AB: We mediate our problems very well.
JB: And that's going to be one of our biggest strengths for our business. That's one of Andres' biggest strengths. When it comes to catering, say you're at an event. Something always goes wrong. How do you come up with a solution that's in the moment that's going to move you forward? That's probably what one of Andres' biggest strengths is.
AB: I'm a problem solver.
JB: I'm cute. [laughs]. I'm a lot better with details, so probably organizing and planning.
What do you have planned for this bar? Any bacon-inspired drinks?
JB: The bar would start off as a beer and wine bar until we get our liquor license next year. They will all be Florida brews, very similar to the Basel Biergarten. The wines are good because when a group of guys comes with someone's wife and she doesn't want to drink beer, there's wine.

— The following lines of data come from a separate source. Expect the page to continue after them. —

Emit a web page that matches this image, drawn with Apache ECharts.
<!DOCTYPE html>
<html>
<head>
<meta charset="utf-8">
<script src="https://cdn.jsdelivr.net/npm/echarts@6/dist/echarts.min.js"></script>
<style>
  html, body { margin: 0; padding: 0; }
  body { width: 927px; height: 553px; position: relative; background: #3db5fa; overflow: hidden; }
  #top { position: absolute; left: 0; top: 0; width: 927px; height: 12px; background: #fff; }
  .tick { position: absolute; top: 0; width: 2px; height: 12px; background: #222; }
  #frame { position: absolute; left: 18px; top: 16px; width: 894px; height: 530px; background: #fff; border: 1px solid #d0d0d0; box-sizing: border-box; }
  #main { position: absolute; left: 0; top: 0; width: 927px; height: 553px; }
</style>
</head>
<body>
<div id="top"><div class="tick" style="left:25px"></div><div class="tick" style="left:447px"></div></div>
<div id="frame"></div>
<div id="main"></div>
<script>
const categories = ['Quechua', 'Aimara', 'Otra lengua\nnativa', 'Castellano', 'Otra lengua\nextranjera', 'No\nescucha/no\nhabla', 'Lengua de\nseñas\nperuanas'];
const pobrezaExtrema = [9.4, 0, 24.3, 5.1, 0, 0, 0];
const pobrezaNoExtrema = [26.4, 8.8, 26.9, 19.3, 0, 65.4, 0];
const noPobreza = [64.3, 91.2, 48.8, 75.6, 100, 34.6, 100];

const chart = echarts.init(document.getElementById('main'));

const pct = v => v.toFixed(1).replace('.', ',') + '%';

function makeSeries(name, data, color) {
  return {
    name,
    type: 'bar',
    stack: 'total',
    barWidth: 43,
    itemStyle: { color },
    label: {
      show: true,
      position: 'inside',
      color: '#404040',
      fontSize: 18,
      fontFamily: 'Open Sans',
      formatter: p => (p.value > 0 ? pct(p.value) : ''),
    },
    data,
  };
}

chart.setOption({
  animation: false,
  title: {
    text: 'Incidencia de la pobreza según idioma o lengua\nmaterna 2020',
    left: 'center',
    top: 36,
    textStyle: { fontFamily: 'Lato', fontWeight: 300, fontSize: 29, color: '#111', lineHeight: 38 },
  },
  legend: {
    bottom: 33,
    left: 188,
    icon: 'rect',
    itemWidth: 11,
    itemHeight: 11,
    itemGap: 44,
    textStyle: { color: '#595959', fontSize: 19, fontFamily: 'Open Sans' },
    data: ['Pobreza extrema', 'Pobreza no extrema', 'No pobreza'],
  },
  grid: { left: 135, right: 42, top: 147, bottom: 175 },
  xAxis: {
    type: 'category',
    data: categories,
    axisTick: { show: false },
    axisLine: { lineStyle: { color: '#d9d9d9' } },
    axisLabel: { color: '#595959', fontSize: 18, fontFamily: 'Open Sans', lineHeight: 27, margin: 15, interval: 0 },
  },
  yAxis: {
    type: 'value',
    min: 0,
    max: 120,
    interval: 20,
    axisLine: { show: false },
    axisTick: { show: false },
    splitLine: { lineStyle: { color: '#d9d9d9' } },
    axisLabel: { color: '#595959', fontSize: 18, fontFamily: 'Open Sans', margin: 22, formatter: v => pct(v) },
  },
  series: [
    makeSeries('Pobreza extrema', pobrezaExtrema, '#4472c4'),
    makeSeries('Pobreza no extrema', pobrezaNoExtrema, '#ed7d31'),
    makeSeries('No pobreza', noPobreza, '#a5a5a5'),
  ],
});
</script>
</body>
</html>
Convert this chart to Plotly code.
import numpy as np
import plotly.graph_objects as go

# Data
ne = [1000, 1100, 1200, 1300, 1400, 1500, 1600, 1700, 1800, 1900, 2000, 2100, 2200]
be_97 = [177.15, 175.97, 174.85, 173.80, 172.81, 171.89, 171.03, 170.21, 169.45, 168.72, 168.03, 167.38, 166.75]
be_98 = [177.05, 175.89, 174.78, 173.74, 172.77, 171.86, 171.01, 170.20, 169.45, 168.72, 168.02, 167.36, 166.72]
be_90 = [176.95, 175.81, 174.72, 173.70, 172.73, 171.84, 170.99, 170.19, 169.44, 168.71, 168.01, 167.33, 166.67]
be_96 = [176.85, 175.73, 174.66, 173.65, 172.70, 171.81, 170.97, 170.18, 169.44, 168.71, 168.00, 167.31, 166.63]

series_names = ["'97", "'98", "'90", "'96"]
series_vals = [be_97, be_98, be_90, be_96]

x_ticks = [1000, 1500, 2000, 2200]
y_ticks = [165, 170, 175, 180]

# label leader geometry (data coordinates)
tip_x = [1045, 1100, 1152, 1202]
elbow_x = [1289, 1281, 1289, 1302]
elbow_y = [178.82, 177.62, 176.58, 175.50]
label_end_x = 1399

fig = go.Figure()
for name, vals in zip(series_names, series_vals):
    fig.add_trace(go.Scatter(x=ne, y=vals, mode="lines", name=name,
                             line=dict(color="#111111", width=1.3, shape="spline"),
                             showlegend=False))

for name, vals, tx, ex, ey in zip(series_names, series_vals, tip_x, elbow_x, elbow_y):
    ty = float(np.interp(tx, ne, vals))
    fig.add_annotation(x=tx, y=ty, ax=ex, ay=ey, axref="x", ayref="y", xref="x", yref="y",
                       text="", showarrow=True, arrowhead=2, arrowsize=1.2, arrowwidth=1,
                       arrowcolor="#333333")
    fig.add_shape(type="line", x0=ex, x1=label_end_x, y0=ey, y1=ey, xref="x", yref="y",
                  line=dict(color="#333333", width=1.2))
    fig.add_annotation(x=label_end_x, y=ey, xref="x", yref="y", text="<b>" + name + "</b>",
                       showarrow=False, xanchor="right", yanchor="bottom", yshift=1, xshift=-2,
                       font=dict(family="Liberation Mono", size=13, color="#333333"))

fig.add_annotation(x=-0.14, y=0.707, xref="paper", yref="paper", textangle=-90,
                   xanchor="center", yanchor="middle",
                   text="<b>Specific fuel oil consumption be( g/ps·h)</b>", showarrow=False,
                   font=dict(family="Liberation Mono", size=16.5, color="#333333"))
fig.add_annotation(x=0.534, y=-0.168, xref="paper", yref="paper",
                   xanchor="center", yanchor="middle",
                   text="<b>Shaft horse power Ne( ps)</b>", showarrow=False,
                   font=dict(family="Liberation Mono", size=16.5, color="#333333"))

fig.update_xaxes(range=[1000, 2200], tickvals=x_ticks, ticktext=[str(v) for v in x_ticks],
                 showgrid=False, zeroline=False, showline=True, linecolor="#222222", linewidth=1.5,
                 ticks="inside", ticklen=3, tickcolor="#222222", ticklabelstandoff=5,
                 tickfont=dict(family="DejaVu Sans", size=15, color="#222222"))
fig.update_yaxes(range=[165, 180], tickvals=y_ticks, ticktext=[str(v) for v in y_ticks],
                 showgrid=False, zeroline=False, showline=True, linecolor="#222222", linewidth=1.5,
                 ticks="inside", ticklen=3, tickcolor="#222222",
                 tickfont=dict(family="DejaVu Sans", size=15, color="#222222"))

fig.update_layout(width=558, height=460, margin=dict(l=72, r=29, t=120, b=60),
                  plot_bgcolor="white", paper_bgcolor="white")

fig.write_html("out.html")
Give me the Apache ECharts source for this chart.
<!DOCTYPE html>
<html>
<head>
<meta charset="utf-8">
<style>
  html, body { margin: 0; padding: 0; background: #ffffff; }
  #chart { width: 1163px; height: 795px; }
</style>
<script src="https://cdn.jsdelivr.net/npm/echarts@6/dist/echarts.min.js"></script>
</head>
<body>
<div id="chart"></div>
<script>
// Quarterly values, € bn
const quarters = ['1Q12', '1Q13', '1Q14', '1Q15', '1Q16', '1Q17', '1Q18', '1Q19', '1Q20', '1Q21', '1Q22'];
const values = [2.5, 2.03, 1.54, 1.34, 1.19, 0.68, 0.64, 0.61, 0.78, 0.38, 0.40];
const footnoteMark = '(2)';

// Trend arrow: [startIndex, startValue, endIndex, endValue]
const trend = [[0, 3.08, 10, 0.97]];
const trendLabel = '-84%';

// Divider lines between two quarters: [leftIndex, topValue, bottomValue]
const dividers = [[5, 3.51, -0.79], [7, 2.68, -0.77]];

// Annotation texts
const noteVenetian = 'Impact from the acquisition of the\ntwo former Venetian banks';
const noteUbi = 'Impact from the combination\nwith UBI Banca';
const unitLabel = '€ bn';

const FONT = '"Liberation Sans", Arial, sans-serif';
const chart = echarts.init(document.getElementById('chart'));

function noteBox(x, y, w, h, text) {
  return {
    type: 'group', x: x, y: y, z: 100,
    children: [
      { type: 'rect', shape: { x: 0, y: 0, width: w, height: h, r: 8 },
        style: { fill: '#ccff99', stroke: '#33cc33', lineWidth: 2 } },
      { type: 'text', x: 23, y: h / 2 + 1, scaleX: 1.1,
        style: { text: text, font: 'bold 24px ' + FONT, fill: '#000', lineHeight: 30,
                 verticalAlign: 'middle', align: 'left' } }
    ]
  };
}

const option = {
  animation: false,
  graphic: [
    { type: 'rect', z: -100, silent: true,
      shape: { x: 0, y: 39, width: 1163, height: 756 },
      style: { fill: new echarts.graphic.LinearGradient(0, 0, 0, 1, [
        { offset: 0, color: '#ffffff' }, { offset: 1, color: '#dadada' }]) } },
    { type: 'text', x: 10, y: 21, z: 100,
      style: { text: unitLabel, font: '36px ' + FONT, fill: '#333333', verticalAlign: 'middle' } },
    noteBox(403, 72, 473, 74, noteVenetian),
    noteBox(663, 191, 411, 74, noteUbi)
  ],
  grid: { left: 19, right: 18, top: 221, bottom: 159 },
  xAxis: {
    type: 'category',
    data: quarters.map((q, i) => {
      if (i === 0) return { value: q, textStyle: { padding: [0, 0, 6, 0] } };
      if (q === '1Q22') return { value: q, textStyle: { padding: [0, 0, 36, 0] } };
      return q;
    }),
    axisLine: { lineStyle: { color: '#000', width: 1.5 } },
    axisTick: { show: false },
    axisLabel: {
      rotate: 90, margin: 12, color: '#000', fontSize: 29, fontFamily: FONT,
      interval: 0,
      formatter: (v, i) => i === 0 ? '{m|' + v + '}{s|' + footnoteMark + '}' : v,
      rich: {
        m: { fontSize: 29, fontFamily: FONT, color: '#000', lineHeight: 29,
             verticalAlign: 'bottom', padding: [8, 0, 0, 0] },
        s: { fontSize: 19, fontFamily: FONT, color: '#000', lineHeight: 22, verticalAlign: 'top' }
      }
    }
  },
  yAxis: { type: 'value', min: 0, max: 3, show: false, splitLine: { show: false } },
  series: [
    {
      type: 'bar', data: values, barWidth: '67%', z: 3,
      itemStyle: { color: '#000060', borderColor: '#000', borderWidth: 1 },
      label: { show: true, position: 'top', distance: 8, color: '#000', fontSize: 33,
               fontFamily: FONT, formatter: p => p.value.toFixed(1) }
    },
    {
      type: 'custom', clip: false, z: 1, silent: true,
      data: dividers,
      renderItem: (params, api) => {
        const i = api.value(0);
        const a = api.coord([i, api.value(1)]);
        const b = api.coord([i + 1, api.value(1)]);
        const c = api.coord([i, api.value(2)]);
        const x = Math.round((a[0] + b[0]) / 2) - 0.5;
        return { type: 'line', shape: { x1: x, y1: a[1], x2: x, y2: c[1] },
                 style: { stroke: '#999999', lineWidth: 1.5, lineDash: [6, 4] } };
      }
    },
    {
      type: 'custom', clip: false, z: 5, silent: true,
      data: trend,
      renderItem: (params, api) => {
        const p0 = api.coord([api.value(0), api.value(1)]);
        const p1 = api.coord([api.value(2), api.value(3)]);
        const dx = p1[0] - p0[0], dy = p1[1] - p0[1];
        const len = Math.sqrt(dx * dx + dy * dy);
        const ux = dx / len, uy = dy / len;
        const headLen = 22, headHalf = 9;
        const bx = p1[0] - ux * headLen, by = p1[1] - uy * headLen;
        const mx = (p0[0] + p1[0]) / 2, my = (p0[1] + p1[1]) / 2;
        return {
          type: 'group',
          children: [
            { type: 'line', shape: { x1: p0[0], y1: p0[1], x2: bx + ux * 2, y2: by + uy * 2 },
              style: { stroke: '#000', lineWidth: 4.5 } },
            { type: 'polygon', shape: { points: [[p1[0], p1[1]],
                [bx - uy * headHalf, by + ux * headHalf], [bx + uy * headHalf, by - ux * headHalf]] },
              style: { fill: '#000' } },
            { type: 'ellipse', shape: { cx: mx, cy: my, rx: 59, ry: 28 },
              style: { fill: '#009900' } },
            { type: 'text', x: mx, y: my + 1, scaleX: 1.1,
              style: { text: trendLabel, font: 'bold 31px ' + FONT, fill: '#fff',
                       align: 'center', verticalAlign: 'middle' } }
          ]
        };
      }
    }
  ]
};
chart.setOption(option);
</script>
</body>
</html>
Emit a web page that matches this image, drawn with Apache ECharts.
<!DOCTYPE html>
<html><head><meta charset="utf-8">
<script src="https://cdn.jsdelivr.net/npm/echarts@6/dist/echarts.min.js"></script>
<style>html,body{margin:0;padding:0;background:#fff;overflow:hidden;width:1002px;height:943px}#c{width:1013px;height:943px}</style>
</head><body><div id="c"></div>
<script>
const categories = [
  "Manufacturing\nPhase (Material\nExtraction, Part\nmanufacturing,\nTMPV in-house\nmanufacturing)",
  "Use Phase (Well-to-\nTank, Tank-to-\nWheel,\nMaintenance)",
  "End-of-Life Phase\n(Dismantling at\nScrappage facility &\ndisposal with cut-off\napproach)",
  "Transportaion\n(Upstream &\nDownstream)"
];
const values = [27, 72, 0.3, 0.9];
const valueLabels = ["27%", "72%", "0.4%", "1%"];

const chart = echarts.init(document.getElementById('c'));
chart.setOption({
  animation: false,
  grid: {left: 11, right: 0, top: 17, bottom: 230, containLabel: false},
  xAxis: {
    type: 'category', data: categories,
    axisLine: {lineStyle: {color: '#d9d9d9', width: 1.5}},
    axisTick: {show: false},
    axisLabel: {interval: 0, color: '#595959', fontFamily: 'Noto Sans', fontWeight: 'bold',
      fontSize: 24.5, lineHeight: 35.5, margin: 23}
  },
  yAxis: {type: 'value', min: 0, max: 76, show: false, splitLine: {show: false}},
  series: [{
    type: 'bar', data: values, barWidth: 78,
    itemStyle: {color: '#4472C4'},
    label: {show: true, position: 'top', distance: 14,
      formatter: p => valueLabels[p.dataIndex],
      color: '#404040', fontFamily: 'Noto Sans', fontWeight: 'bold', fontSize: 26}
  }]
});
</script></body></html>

And if she's there happy, then the guys are there happy.
AB: The wine we had at the beer garden was honestly an afterthought but…We're going to curate some cooler wines and create a cool wine list.
JB: We're going to try and stay as local as possible. I'm sure we'll have our candied bacon for sale, small bites and snacks. We also want to promote the pizza shop next door, which is Mancinis. The idea at the moment is that Mancinis will have pizza and the bar will have the beer and wine and the ambiance and atmosphere. We want to really help build these local Miami brands and really go back to having your local smoke shop, your local pizza shop, your local artist. This area's being revitalized. People are pushing out of Brickell because they either can't afford it or there's not any more construction available. I think we're positioned really well and we should take advantage of that. This could be, like, the next Wynwood but actually have something that happens after 5 p.m.